In 1938, rapid scientific discovery, mass production, industrialization and technological advancements were changing the shape of the U.S. Cities were growing, and with them, the need for efficient, reliable infrastructure.
Electrified street railways – trolleys – were becoming more and more popular. Every city with more than 50,000 people had a trolley system, and hundreds of additional systems ran between cities. To carry electrical current down trolley tracks, individual pieces of steel rail had to be joined with a cable to create a continuous current. Welding was the most reliable way to do this, but it was also the most difficult, requiring heavy equipment, skilled crews and an outside power source.
Physics professor Charles Cadwell developed a better way to make these connections. Using a reaction of copper oxide and aluminum, Cadwell created the Cadweld exothermically welded connection for the Electric Railway Improvement Company—now nVent ERICO. This easy and portable solution created a bond that conducted electricity well. The Cadweld solution is still used today.

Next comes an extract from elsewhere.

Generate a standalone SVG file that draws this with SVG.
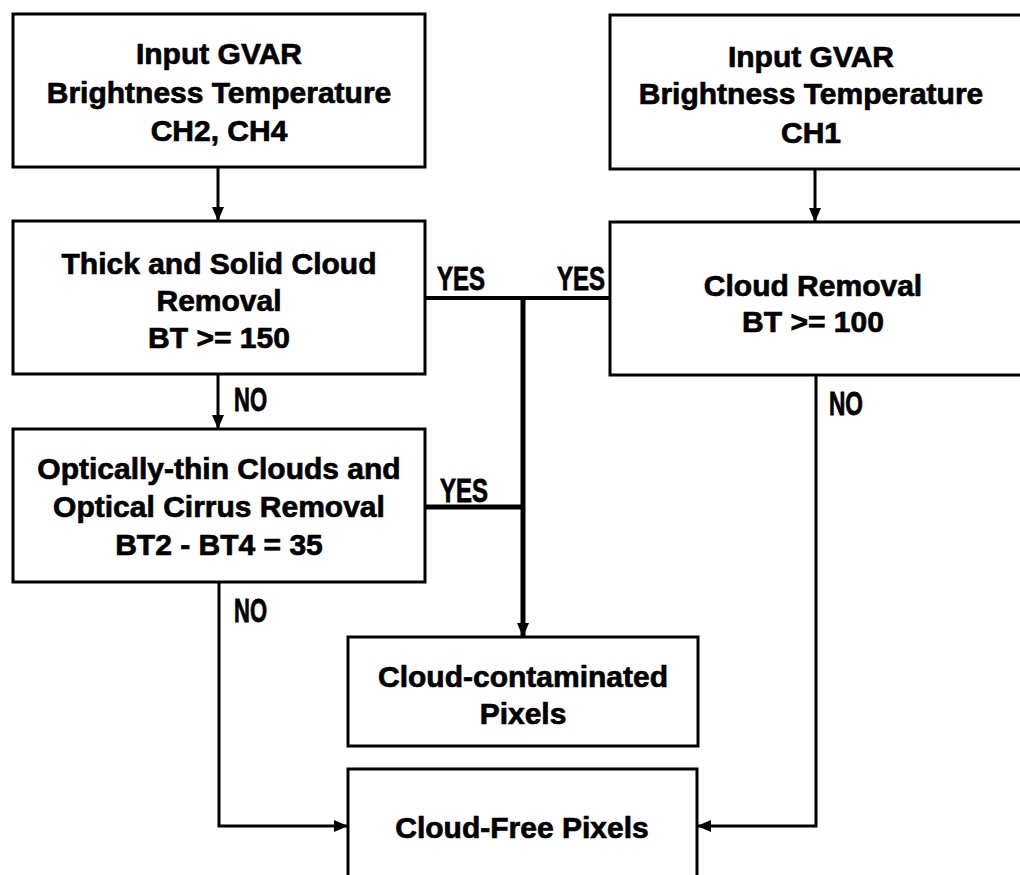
<svg xmlns="http://www.w3.org/2000/svg" width="1020" height="875" viewBox="0 0 1020 875">
<style>
.box{fill:#fff;stroke:#000;stroke-width:3}
.t{font-family:"Liberation Sans",Arial,sans-serif;font-weight:bold;font-size:30px;text-anchor:middle;fill:#000;stroke:#000;stroke-width:0.7}
.lbl{font-family:"Liberation Sans",Arial,sans-serif;font-weight:bold;font-size:33px;fill:#000;stroke:#000;stroke-width:0.8}
.c{fill:none;stroke:#000;stroke-width:3}
.ct{fill:none;stroke:#000;stroke-width:5}
</style>
<defs>
<marker id="ah" markerUnits="userSpaceOnUse" markerWidth="14" markerHeight="14" viewBox="0 0 14 14" refX="14" refY="7" orient="auto">
<path d="M0,1 L14,7 L0,13 z" fill="#000"/>
</marker>
</defs>
<rect width="1020" height="875" fill="#fff"/>
<g id="connectors">
<line class="c" x1="218" y1="167" x2="218" y2="221" marker-end="url(#ah)"/>
<line class="c" x1="218" y1="374" x2="218" y2="429" marker-end="url(#ah)"/>
<line class="c" x1="815" y1="169" x2="815" y2="222" marker-end="url(#ah)"/>
<line class="ct" x1="425" y1="298" x2="610" y2="298" style="stroke-width:4"/>
<line class="ct" x1="523" y1="296" x2="523" y2="637" marker-end="url(#ah)"/>
<line class="ct" x1="425" y1="507" x2="525" y2="507"/>
<polyline class="c" points="219,582 219,826 348,826" marker-end="url(#ah)"/>
<polyline class="c" points="816,375 816,826 697,826" marker-end="url(#ah)"/>
<text class="lbl" x="437" y="290" textLength="48" lengthAdjust="spacingAndGlyphs">YES</text>
<text class="lbl" x="557" y="290" textLength="48" lengthAdjust="spacingAndGlyphs">YES</text>
<text class="lbl" x="440" y="502" textLength="48" lengthAdjust="spacingAndGlyphs">YES</text>
<text class="lbl" x="234" y="411" textLength="33" lengthAdjust="spacingAndGlyphs">NO</text>
<text class="lbl" x="234" y="622" textLength="33" lengthAdjust="spacingAndGlyphs">NO</text>
<text class="lbl" x="829" y="415" textLength="34" lengthAdjust="spacingAndGlyphs">NO</text>
</g>
<g id="input-ch24">
<rect class="box" x="13" y="14" width="412" height="153"/>
<text class="t" x="219" y="64">Input GVAR</text>
<text class="t" x="219" y="103">Brightness Temperature</text>
<text class="t" x="219" y="141">CH2, CH4</text>
</g>
<g id="input-ch1">
<rect class="box" x="610" y="15" width="430" height="154"/>
<text class="t" x="811" y="67">Input GVAR</text>
<text class="t" x="811" y="104">Brightness Temperature</text>
<text class="t" x="811" y="143">CH1</text>
</g>
<g id="thick-cloud">
<rect class="box" x="13" y="221" width="412" height="153"/>
<text class="t" x="219" y="274">Thick and Solid Cloud</text>
<text class="t" x="219" y="311">Removal</text>
<text class="t" x="219" y="348">BT &gt;= 150</text>
</g>
<g id="cloud-removal">
<rect class="box" x="610" y="222" width="430" height="153"/>
<text class="t" x="813" y="296">Cloud Removal</text>
<text class="t" x="813" y="332">BT &gt;= 100</text>
</g>
<g id="thin-cloud">
<rect class="box" x="13" y="429" width="412" height="153"/>
<text class="t" x="219" y="479">Optically-thin Clouds and</text>
<text class="t" x="219" y="517">Optical Cirrus Removal</text>
<text class="t" x="219" y="555">BT2 - BT4 = 35</text>
</g>
<g id="contaminated">
<rect class="box" x="348" y="637" width="350" height="109"/>
<text class="t" x="523" y="687">Cloud-contaminated</text>
<text class="t" x="523" y="724">Pixels</text>
</g>
<g id="cloud-free">
<rect class="box" x="348" y="769" width="349" height="130"/>
<text class="t" x="522" y="838">Cloud-Free Pixels</text>
</g>
</svg>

Recently, Thomas Cadwell, Charles’ grandson who accompanied him for many experiments as he was developing his Cadweld solution, and several family members visited the nVent facility in Solon, Ohio, where we produce the Cadweld products today. nVent team members listened to Thomas’ memories of professor Cadwell and shared with the family what their grandfather’s invention means to nVent. Cadwell’s visit included a tour of the facility to see the Cadweld manufacturing process and a hands-on demonstration of the Cadweld Plus product line, the first major change to Professor Cadwell’s own original design.
To honor Professor Cadwell and the entire Cadwell family, we presented Tom with a custom plaque showcasing the original patent for Cadweld, which was designed by the ERICO team and produced in an employee’s home woodshop. We were thrilled to host the Cadwell family and to share stories of Cadwell’s legacy and our plans for the future.